Task statement –
Gather every line holding the string "this".

Data section –
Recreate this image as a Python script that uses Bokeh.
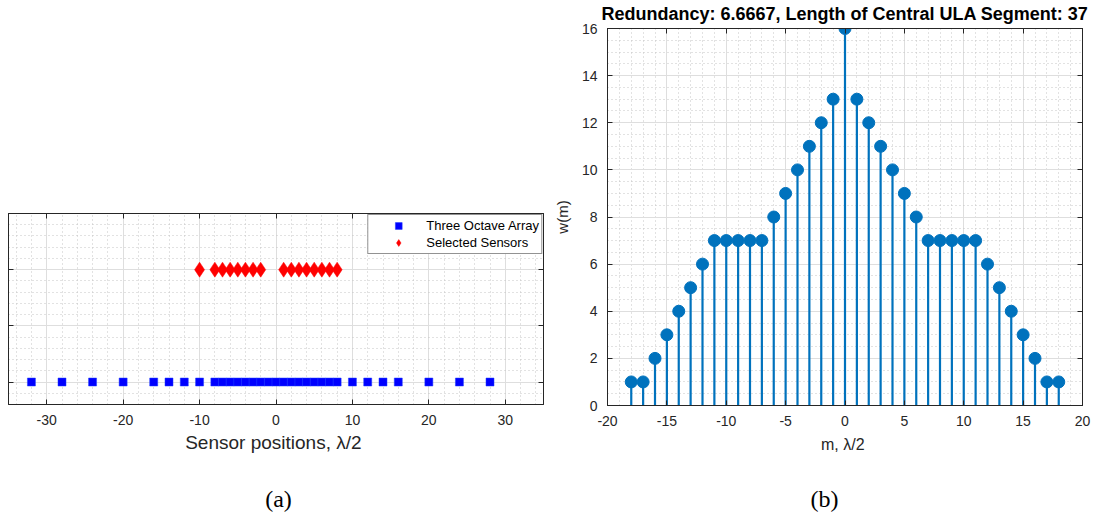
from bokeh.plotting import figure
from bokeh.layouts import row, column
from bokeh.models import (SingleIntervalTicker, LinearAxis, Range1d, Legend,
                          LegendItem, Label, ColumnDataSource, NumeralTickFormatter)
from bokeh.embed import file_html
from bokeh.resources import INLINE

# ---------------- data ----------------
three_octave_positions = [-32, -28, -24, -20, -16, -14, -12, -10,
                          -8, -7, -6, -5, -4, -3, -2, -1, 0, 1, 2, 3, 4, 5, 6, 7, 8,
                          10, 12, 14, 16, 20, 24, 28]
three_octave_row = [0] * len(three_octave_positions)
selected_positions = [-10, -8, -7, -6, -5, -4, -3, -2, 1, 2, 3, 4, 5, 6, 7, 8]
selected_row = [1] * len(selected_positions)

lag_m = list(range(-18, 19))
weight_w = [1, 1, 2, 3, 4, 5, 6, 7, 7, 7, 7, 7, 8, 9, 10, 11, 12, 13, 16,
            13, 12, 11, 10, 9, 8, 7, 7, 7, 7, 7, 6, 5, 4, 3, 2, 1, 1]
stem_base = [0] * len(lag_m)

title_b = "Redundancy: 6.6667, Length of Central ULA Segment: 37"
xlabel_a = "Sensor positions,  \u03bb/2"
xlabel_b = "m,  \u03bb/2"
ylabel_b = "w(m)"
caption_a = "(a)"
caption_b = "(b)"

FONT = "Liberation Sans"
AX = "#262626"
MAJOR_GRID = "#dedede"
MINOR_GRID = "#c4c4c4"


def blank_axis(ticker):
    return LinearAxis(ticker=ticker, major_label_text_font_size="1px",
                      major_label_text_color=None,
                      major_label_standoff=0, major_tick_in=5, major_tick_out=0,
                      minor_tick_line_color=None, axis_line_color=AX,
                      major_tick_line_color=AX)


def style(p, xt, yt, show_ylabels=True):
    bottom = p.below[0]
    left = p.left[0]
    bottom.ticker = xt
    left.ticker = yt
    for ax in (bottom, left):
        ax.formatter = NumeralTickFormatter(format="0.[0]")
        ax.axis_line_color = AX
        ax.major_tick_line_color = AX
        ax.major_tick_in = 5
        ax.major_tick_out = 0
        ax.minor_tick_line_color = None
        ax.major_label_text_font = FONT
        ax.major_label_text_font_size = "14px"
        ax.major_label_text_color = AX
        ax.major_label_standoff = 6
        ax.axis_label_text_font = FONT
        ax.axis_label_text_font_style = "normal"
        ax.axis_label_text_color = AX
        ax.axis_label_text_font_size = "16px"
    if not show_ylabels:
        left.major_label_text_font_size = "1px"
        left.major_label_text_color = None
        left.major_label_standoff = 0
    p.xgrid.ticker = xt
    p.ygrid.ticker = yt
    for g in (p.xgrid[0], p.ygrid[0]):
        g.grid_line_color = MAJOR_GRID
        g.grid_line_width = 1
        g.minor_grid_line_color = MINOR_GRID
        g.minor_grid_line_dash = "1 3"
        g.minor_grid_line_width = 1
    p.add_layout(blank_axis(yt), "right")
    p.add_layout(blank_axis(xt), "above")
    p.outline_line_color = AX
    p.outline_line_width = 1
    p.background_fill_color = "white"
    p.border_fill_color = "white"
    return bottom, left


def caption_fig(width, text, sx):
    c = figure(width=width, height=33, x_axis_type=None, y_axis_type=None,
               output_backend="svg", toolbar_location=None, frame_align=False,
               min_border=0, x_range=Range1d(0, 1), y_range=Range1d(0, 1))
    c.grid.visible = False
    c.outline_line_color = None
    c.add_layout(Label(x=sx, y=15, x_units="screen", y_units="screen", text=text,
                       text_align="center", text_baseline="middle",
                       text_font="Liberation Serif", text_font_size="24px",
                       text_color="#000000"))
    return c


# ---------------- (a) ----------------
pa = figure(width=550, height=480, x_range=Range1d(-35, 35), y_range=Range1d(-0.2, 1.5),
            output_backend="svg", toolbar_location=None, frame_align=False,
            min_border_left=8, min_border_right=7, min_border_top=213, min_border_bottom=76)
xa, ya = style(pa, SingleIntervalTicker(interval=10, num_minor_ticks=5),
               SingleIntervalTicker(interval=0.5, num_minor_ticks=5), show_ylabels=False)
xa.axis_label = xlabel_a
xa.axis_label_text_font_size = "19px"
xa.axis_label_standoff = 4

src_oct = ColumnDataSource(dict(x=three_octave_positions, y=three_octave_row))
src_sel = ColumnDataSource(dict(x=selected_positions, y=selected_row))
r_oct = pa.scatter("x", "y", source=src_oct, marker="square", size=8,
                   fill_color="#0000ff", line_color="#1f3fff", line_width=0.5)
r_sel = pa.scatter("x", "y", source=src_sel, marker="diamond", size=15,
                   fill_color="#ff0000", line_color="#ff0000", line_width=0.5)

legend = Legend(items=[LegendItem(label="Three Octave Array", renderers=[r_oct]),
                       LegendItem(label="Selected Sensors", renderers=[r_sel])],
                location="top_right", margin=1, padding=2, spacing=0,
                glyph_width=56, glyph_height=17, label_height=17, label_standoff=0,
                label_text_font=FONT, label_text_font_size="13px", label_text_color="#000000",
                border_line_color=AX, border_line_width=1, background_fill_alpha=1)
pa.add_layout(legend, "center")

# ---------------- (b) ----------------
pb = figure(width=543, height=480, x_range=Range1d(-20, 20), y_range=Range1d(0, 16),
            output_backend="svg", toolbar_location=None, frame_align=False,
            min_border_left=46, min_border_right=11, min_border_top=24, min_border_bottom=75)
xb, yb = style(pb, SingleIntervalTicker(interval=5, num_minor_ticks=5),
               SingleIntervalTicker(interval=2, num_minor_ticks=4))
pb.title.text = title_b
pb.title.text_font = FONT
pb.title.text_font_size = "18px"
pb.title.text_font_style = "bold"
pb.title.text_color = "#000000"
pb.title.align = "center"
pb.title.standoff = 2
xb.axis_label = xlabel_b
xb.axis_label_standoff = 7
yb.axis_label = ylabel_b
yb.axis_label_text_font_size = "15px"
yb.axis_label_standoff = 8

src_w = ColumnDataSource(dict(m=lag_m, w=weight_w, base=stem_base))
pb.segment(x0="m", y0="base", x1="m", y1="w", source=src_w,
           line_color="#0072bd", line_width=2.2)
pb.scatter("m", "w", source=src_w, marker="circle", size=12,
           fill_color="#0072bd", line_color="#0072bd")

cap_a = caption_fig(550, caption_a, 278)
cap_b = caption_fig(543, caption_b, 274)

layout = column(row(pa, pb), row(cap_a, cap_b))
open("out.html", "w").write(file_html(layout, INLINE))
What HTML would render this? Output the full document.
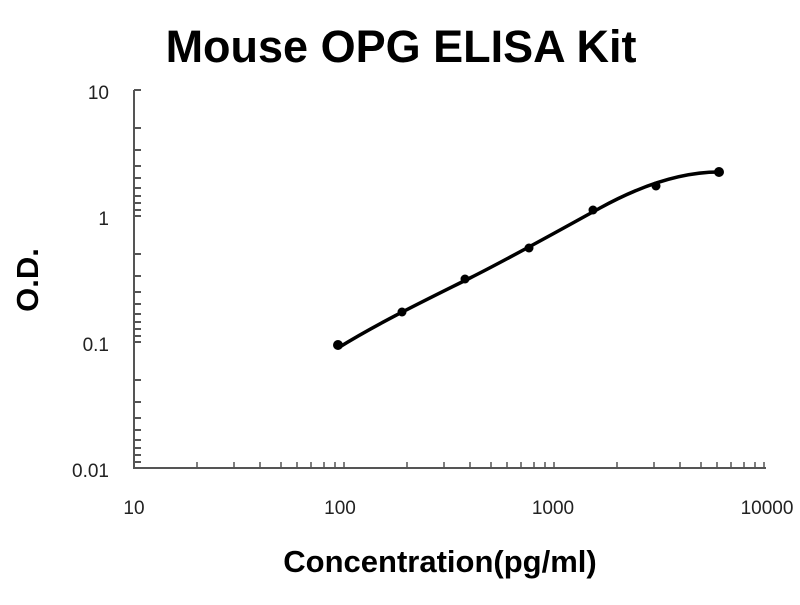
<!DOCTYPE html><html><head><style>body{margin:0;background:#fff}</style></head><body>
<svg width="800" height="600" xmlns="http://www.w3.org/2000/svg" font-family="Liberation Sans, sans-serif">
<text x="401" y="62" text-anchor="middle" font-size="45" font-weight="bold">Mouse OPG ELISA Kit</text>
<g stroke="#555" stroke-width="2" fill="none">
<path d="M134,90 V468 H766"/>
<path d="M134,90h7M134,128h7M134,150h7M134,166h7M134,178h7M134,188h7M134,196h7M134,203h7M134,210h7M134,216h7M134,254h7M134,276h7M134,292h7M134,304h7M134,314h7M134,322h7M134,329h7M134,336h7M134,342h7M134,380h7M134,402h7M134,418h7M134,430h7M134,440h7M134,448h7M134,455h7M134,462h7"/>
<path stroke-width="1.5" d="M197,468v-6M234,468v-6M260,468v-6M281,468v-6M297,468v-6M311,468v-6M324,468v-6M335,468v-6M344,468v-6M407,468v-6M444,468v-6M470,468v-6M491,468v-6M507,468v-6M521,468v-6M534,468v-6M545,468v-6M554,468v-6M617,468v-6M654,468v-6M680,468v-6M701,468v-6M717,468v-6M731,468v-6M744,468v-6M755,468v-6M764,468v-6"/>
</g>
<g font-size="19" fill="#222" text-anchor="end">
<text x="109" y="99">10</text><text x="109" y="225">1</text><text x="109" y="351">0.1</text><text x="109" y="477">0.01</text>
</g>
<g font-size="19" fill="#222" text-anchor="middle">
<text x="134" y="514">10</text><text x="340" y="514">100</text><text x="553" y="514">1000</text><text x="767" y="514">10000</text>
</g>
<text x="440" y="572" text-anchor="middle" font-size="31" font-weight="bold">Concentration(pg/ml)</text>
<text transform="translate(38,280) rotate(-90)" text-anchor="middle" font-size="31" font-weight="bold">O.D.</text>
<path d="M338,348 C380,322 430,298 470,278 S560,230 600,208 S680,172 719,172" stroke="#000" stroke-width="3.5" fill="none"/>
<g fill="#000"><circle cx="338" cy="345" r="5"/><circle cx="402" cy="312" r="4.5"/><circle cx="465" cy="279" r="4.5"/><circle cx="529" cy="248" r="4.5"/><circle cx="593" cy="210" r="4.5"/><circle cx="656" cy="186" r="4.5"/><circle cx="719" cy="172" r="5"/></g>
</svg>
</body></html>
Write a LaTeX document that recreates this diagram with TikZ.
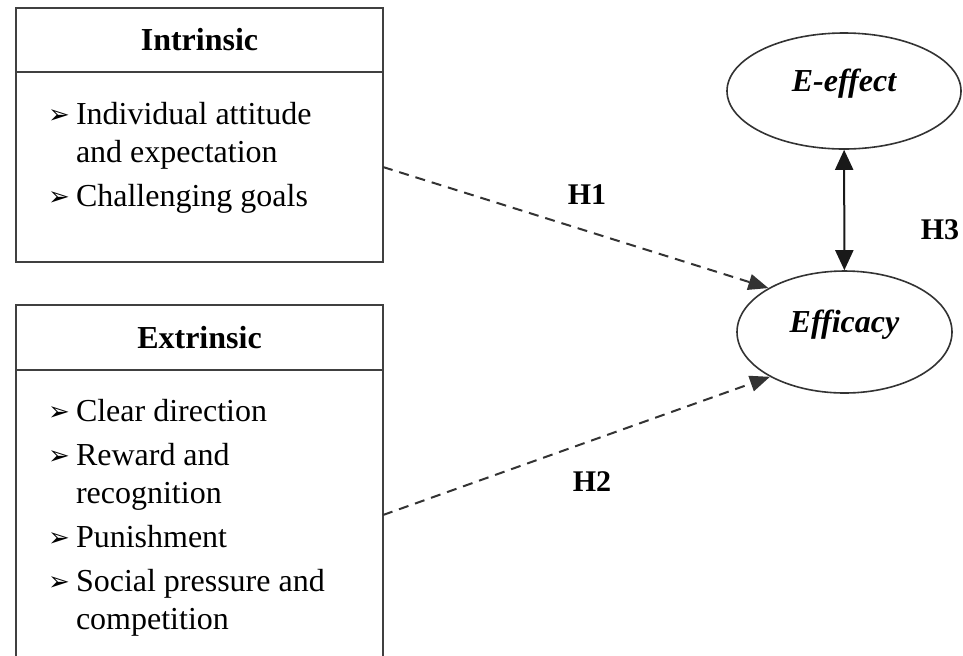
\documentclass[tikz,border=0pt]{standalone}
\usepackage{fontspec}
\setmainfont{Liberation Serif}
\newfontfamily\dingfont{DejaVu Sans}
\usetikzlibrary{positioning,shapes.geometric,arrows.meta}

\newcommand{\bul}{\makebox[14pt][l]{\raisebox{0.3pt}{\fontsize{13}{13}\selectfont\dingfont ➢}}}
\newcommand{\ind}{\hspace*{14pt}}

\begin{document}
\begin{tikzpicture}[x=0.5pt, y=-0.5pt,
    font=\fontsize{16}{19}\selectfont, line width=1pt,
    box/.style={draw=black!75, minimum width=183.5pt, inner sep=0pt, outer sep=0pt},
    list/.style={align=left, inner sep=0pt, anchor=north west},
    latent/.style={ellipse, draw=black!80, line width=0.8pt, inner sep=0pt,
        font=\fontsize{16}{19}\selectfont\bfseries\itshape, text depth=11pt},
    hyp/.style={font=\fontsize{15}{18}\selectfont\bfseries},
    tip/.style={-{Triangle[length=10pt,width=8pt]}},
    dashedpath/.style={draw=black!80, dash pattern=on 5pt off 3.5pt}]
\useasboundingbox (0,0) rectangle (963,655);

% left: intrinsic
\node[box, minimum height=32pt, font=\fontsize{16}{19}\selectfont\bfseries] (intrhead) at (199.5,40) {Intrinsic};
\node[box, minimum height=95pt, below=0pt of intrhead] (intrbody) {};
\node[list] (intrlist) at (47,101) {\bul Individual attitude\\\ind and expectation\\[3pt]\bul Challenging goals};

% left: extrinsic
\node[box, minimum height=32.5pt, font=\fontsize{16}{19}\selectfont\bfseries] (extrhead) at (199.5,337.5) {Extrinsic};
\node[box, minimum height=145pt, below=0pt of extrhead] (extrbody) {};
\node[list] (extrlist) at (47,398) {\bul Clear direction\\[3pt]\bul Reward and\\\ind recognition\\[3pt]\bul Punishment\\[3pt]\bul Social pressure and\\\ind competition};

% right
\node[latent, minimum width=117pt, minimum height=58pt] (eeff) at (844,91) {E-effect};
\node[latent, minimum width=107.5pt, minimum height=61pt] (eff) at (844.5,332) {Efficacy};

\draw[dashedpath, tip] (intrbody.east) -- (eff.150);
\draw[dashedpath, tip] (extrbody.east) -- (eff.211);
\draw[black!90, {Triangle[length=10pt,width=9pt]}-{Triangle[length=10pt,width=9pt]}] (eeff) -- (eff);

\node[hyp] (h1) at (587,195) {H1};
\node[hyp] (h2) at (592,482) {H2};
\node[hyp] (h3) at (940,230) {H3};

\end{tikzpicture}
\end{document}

Output of the exercise –
Recreate this image as a Python script that uses Bokeh.
What HTML would render this? Output the full document.
Write a LaTeX document that recreates this diagram with TikZ.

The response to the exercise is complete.